19/03/2026
FIELD-WORKSHOP - HO CHI MINH CITY FUTURES: TYPOLOGIES TO OVERCOME
✨University of Architecture Ho Chi Minh City (UAH)
✨University of Hong Kong (HKU)
✒️Instructors: MA. Vu Hoang Kim Qui (IIE-UAH) + MLA. Francisco Cevallos Barragan (DLA-HKU)
✒️Special Thank: NQH Architects, Arch. Ngô Quan Hiền, Arch. Trần Minh Tiến
✒️Student Participation:
🔥UD Student: Phạm Phú Duy, Nguyễn Khánh Hà, Đặng Ngọc Hải, Nguyễn Trọng Khang, Huỳnh Nhật Khởi, Trần Minh Mẫn, Võ Ngọc Kim Ngân, Lê Thị Khánh Ngọc, Lê Thái Thông, Trương Thúy Văn, Võ Ngọc Bảo Hân, Nguyễn Ánh Dương, Hoàng Phương Uyên
🔥MLA Student: Chen Xiaoying Eleanore, Huang Siyuan Liam, Lai Tim Yu Natalie, Li Ning Demi, Li Ruiqi Anny, Lo Cho Yan Minnie, Scanlon Patrick Sean, Tang Hang Lam Laurie, Thomas Ines Laurette, Zhu Yuwei Vera
DAY 3: PHU MY HUNG – WETLAND TO URBANITY: LANDSCAPE TRANSFORMATIONS IN SOUTHERN SAIGON
🔎Day 3 continues with a site visit to the Phu My Hung new urban area in Southern Saigon, one of the earliest and most systematically planned urban developments in Ho Chi Minh City, built on former low-lying and wetland terrain.
🔎The group was warmly welcomed at the NQH Architects office, where Arch. Ngo Quan Hien (Principal Architect) led a thematic session on the urban development of Southern Saigon in general and Phu My Hung in particular. The presentation focused on long-term planning strategies, especially the integrated approach between technical infrastructure, hydrological systems, and spatial landscape organization. It highlighted the role of master planning and urban design in controlling urban growth, as well as how public space structures—including parks, water bodies, and pedestrian axes—are conceived as a backbone shaping urban life.

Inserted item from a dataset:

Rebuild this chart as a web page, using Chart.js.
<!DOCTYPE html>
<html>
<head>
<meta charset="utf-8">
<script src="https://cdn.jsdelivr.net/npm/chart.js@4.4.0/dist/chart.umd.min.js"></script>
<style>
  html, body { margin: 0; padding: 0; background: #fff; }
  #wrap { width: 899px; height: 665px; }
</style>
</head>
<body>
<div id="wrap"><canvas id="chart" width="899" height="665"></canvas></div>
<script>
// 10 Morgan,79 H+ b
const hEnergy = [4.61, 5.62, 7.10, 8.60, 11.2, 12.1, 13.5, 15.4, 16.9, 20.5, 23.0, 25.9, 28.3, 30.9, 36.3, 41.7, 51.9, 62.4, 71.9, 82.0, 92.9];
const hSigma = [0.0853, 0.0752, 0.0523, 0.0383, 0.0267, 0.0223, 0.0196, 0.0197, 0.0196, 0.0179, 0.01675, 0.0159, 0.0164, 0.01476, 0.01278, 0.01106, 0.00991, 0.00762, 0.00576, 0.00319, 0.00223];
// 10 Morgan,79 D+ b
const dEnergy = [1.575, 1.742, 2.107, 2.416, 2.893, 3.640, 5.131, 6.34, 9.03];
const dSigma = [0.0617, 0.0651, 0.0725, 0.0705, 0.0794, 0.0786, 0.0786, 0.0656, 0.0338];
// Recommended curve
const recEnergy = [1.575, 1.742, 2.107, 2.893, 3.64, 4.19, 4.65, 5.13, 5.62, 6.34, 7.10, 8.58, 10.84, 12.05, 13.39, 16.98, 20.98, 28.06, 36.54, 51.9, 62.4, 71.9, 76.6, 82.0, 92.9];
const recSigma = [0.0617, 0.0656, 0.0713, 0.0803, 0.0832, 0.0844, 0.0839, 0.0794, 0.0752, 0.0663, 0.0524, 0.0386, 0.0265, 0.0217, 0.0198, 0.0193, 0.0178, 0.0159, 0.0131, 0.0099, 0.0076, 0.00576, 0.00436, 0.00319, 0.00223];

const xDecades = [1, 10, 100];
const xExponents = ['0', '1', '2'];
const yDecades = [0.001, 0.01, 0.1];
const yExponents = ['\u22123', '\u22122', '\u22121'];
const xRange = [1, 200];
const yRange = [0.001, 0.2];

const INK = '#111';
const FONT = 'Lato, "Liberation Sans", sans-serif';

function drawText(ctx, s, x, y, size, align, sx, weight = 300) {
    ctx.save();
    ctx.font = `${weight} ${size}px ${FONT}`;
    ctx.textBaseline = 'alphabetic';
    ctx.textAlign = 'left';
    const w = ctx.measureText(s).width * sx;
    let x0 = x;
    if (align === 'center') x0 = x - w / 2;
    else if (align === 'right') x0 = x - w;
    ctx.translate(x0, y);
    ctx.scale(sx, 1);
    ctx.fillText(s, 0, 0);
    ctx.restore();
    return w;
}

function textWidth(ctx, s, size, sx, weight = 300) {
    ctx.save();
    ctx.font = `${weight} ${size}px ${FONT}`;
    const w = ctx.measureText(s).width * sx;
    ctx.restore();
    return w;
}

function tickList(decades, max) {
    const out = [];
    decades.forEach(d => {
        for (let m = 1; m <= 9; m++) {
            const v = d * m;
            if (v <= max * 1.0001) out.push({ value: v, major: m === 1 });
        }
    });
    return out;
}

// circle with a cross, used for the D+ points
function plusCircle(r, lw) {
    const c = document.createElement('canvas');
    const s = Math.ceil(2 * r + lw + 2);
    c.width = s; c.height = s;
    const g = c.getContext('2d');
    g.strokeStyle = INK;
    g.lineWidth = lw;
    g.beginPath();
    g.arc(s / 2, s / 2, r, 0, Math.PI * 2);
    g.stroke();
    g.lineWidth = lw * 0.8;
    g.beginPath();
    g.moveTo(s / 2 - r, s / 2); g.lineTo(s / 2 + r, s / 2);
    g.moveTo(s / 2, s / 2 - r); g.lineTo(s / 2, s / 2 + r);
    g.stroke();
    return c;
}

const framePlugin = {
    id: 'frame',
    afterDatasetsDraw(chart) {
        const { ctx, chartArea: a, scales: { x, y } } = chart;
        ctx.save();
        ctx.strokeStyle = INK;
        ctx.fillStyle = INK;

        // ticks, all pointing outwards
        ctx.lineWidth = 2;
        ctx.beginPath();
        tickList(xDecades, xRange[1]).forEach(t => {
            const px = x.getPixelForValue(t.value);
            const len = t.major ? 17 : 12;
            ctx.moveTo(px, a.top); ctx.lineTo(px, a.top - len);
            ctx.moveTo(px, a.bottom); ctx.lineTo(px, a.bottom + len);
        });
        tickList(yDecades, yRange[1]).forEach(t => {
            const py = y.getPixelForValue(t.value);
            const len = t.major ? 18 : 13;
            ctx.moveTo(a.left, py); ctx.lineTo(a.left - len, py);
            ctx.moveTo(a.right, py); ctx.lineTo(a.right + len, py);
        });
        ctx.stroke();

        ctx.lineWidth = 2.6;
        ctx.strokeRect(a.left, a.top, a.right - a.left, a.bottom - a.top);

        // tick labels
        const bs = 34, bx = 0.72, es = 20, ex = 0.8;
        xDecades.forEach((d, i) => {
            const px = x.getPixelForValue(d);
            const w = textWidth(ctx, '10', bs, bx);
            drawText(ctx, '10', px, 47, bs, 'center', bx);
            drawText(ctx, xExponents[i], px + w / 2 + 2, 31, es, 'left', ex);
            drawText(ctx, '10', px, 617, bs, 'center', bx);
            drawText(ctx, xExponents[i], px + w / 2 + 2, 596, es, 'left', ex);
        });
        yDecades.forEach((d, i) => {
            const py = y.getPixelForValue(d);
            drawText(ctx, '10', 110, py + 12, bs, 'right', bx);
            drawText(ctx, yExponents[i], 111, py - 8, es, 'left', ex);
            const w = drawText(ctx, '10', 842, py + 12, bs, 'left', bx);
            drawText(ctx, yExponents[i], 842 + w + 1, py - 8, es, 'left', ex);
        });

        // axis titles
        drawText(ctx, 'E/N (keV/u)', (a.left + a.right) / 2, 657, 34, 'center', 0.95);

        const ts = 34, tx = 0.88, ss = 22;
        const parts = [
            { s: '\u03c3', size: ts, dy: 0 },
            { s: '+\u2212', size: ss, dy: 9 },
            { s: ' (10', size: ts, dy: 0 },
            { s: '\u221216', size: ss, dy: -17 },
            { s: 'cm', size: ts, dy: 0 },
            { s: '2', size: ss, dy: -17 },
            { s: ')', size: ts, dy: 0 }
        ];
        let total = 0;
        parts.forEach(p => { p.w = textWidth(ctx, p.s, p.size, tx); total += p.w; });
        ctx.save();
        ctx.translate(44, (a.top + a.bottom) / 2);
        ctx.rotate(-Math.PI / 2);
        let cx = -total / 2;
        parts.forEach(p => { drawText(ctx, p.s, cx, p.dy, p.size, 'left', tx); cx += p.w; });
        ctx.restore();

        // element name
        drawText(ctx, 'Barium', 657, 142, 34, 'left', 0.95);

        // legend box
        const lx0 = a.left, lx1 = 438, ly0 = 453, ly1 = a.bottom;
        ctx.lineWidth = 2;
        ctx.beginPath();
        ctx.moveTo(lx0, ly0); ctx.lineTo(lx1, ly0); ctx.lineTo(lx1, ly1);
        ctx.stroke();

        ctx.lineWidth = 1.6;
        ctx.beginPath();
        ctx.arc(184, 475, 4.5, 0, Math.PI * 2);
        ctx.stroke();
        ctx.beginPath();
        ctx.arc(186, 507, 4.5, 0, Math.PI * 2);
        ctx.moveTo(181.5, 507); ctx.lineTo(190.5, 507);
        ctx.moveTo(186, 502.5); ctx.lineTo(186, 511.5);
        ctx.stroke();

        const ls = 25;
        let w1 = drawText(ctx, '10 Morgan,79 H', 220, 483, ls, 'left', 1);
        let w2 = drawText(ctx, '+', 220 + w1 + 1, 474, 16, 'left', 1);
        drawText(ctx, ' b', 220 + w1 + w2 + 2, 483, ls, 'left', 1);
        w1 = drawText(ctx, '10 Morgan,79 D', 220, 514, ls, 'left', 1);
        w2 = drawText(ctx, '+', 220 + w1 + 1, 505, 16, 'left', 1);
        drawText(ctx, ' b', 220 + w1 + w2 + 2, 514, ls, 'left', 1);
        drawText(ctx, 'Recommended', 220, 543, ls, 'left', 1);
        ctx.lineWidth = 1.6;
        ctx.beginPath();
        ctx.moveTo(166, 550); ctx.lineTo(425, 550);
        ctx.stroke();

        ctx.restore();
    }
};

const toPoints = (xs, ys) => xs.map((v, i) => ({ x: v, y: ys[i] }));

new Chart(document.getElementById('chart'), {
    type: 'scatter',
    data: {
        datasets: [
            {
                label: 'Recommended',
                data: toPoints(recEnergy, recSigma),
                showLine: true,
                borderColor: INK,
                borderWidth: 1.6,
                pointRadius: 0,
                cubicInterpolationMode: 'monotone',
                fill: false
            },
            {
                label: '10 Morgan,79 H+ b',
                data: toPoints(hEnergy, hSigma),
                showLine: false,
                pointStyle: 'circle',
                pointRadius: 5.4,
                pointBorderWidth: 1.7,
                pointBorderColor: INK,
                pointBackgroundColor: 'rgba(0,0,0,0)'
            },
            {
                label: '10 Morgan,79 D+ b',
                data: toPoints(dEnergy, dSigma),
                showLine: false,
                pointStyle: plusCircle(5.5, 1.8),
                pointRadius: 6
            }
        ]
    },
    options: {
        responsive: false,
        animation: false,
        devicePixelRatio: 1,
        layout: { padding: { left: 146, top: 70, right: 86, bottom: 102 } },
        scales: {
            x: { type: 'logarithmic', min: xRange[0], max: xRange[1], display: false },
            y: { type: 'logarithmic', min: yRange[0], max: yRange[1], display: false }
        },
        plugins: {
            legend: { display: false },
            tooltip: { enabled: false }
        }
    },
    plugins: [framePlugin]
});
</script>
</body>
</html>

🔎In addition, the session offered practical insights into landscape transformation processes in the context of rapid urbanization, from soil stabilization and canal rehabilitation to the creation of spatial identity through landscape design. This provided participants with direct exposure to professional expertise, while deepening their understanding of the relationships between planning, design, and urban operation in one of Ho Chi Minh City’s most representative development projects.
🔎Continuing the fieldwork component, with guidance from Arch. Tran Minh Tien (NQH Architects), the visit focused on how this urban area has transformed wetlands into a contemporary living environment through integrated strategies of infrastructure, landscape, and public space. Participants explored various public space typologies, including green spaces within the Riverside Residence neighborhood, Nam Vien Park, Sakura Park, Crescent Lake Park, and the Ton Dat Tien Boulevard. Here, the natural canal system has been reconfigured and integrated with artificial lakes, functioning as ecological infrastructure that regulates water, improves microclimate conditions, and contributes to spatial identity.
🔎Notably, areas such as Crescent Lake and Starlight Bridge clearly demonstrate the central role of landscape in urban design—where water, lighting, and open space are orchestrated to create distinctive spatial experiences and attract public activities. This is articulated through urban design guidelines addressing architectural form and spatial organization; pedestrian connectivity; and the seamless transition between different public landscape typologies—from within the Crescent complex, around Crescent Lake, through Starlight Park, to Ton Dat Tien Street, where an artificial canal integrated into pedestrian space replaces a former natural waterway.
🔎Through this site visit, participants are invited to observe and analyze public space typologies within a comprehensively planned urban area, while critically assessing how landscape functions as a tool for environmental control, spatial organization, and urban development direction. Compared to more adaptive development areas such as Nha Be, Phu My Hung presents a prototypical case of a top-down approach, where planning and urban design play a dominant role in shaping both the living environment and urban morphology.